Michael’s M&A Playbook: 5 Tips for the Alignment of the Management Reporting System
After you acquire another company, it is crucial to start as soon as possible with the alignment of the reporting. This is sometimes difficult because reporting systems and types of management reporting can be very different between the companies. The integration begins with the accounting standards, continues with the reporting of actuals with a comparison and variance analysis to plans, and also includes forecasting and budgeting. Here are five tips and best practice examples from my M&A transactions to make the transition easier for you.

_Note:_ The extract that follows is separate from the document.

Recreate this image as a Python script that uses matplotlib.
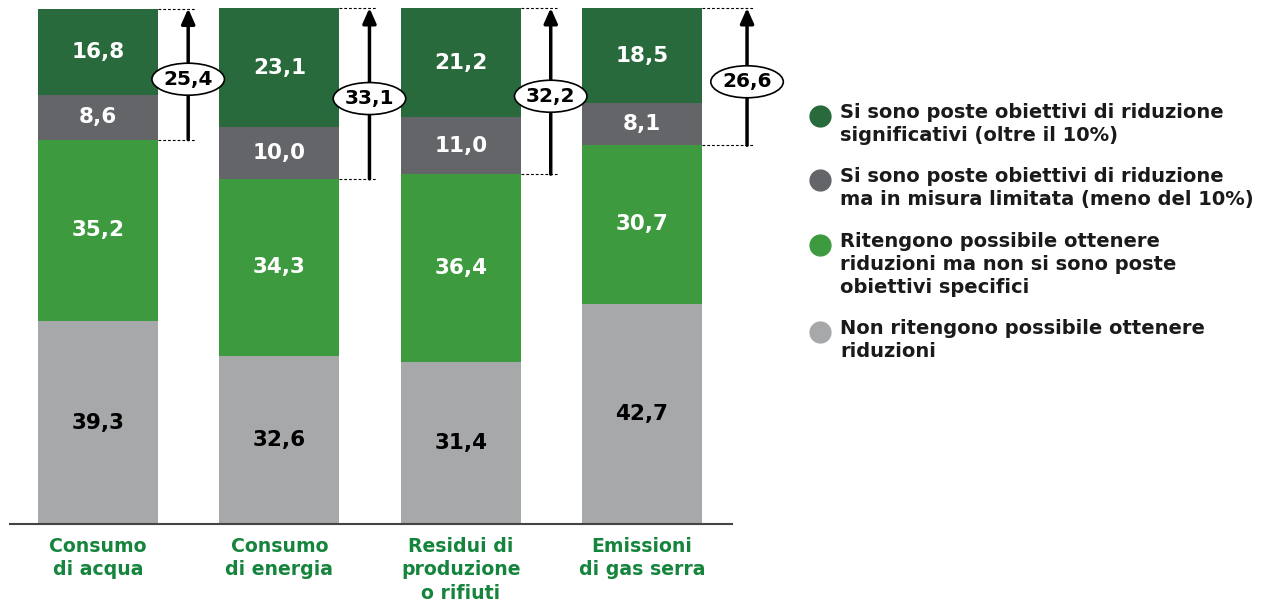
import matplotlib.pyplot as plt
from matplotlib.patches import Ellipse
import numpy as np

categories = ["Consumo\ndi acqua", "Consumo\ndi energia", "Residui di\nproduzione\no rifiuti", "Emissioni\ndi gas serra"]
non_possibile = [39.3, 32.6, 31.4, 42.7]
possibile_no_obiettivi = [35.2, 34.3, 36.4, 30.7]
obiettivi_limitati = [8.6, 10.0, 11.0, 8.1]
obiettivi_significativi = [16.8, 23.1, 21.2, 18.5]
totale_obiettivi = [25.4, 33.1, 32.2, 26.6]

legend_labels = [
    "Si sono poste obiettivi di riduzione\nsignificativi (oltre il 10%)",
    "Si sono poste obiettivi di riduzione\nma in misura limitata (meno del 10%)",
    "Ritengono possibile ottenere\nriduzioni ma non si sono poste\nobiettivi specifici",
    "Non ritengono possibile ottenere\nriduzioni",
]

# colours
c_dark_green = '#286a3b'
c_dark_gray = '#646569'
c_green = '#3e9a3f'
c_light_gray = '#a7a8aa'
c_cat = '#15843c'

plt.rcParams['font.family'] = ['DejaVu Sans']

fig = plt.figure(figsize=(12.66, 6.03), dpi=100)
ax = fig.add_axes([10 / 1266, 79 / 603, 722 / 1266, 516 / 603])

x = np.arange(len(categories))
width = 0.663

series = [
    (non_possibile, c_light_gray, 'black'),
    (possibile_no_obiettivi, c_green, 'white'),
    (obiettivi_limitati, c_dark_gray, 'white'),
    (obiettivi_significativi, c_dark_green, 'white'),
]

bottom = np.zeros(len(categories))
for vals, col, tcol in series:
    vals = np.array(vals)
    ax.bar(x, vals, width, bottom=bottom, color=col, edgecolor='none')
    for xi, b, v in zip(x, bottom, vals):
        ax.text(xi, b + v / 2, f"{v:.1f}".replace('.', ','), ha='center', va='center',
                fontsize=15.5, fontweight='bold', color=tcol)
    bottom += vals

# brackets with arrows
arrow_offsets = [0.497, 0.497, 0.497, 0.58]
for xi, tot, off, top in zip(x, totale_obiettivi, arrow_offsets, bottom):
    ax_x = xi + off
    low = top - tot
    for yy in (top, low):
        ax.plot([xi + width / 2, ax_x + 0.035], [yy, yy], ls=(0, (2.5, 1.8)), color='black',
                lw=0.8, clip_on=False)
    arr = ax.annotate('', xy=(ax_x, top), xytext=(ax_x, low), annotation_clip=False,
                      arrowprops=dict(arrowstyle='-|>,head_length=0.9,head_width=0.4', color='black',
                                      lw=2.5, shrinkA=0, shrinkB=0))
    arr.arrow_patch.set_clip_on(False)
    ymid = top - tot / 2 - 1.0
    ax.add_patch(Ellipse((ax_x, ymid), 0.40, 6.2, facecolor='white', edgecolor='black', lw=1.2,
                         zorder=3, clip_on=False))
    ax.text(ax_x, ymid, f"{tot:.1f}".replace('.', ','), ha='center', va='center',
            fontsize=14.5, fontweight='bold', color='black', zorder=4)

ax.set_xlim(-0.486, 3.497)
ax.set_ylim(0, 100)
ax.set_xticks(x)
ax.set_xticklabels(categories, fontsize=13.6, fontweight='bold', color=c_cat, linespacing=1.32)
ax.tick_params(axis='x', length=0, pad=9)
ax.set_yticks([])
for s in ['top', 'left', 'right']:
    ax.spines[s].set_visible(False)
ax.spines['bottom'].set_color('#444444')
ax.spines['bottom'].set_linewidth(1.5)

# legend drawn manually
leg_colors = [c_dark_green, c_dark_gray, c_green, c_light_gray]
leg_y = [114, 178, 243, 330]
for lab, col, yy in zip(legend_labels, leg_colors, leg_y):
    fy = 1 - yy / 603
    fig.add_artist(plt.Line2D([820 / 1266], [fy - 0.003], marker='o', markersize=15,
                              color=col, transform=fig.transFigure))
    fig.text(840 / 1266, 1 - (yy - 11) / 603, lab, ha='left', va='top', fontsize=14,
             fontweight='bold', color='#1a1a1a', linespacing=1.28)

fig.savefig('out.png', dpi=100)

Tips for Better Management Reporting in the Post-Merger Phase
Define the timing of the IT integration. The sooner you can roll out the ERP software and other tools, the easier the integration of accounting, reporting, and planning processes. That said, it may not be necessary to do this immediately. For example, if you intend to run the acquired company at the beginning separately and then integrate it, it gives you more time to set up the IT integration. I have seen this approach especially in M&A transactions where the goal is to expand the product and solution portfolio (and the tools and processes are very different in the target company).
Align significant accounting policies. This is an absolute must to be compliant from an accounting perspective. Focus on the big topics at the beginning and address smaller issues later. Remember, you need to be "materially" OK and not with every dollar. I recommend that you analyze already during the due diligence phase where your accounting policies differ. The balance sheet is full of estimates, so ensure you understand the allowance for bad debt, inventory valuations, useful lives for non-current assets, discount rates for future liabilities, etc. You need this information for the business case, the opening balance sheet, the purchase price allocation, and negotiations of the working capital adjustment. Use external accounting firms to help you with that task.
Set up templates to integrate management reporting. The rollout of the IT systems takes some time, but you need to ensure that you can start with your management reporting from the beginning. To achieve this, you can already develop integration templates during the due diligence phase that will allow you to include the information from the acquired company. Ensure that you have a good combination of financial, operational, and strategic indicators as well as leading (predictive) and lagging (historical) metrics.
Include operational key performance indicators (KPIs) and value drivers from the target company. These KPIs will help you better understand the leading (predictive) indicators of the business. If the target is in the same or similar industry, you want to use operational KPIs from your company. If you expand your portfolio, they may differ, but make sure you use the same KPIs for the due diligence, business case, and then later in the post-merger phase. Otherwise, you will have problems comparing your results. Value drivers are more strategic than operational (tactical) KPIs and help you with long-term and value-based planning.
Align the reporting calendars and focus on critical reports. Get details about the target's reporting calendar during the due diligence phase. If you have already optimized your monthly closing and reporting calendar, it may be challenging for the target company to follow this schedule. For example, reducing the accounting close by a few days may take a couple of months. Having the accounting results later most likely also means that the information for the management report comes later. A solution is to introduce a two-step management report: You start with the regular reporting and add the target's information later in the month. Also, don't try to solve all reporting issues right at the beginning. Define a clear path for all reports, but make sure that you prioritize. First, start with the financial reporting of the income statement, balance sheet, and cash flow. Then continue with the management reporting that includes a variance analysis of actuals to forecasts and budgets. Include other critical tactical and strategic KPIs.
Start with the Basics
From my experience, companies want to solve too many topics right at the beginning of the integration. A more realistic and successful approach is to develop a well-defined integration plan that follows priorities. For the management reporting system, align first the financial reporting (i.e., income statement, balance sheet, and cash flow) and management reporting (i.e., financial and operational KPIs with a variance analysis to plans). The rest can follow later. For business case updates, read my tips here. There are other things that you can do, but those tips will make your reporting integration easier.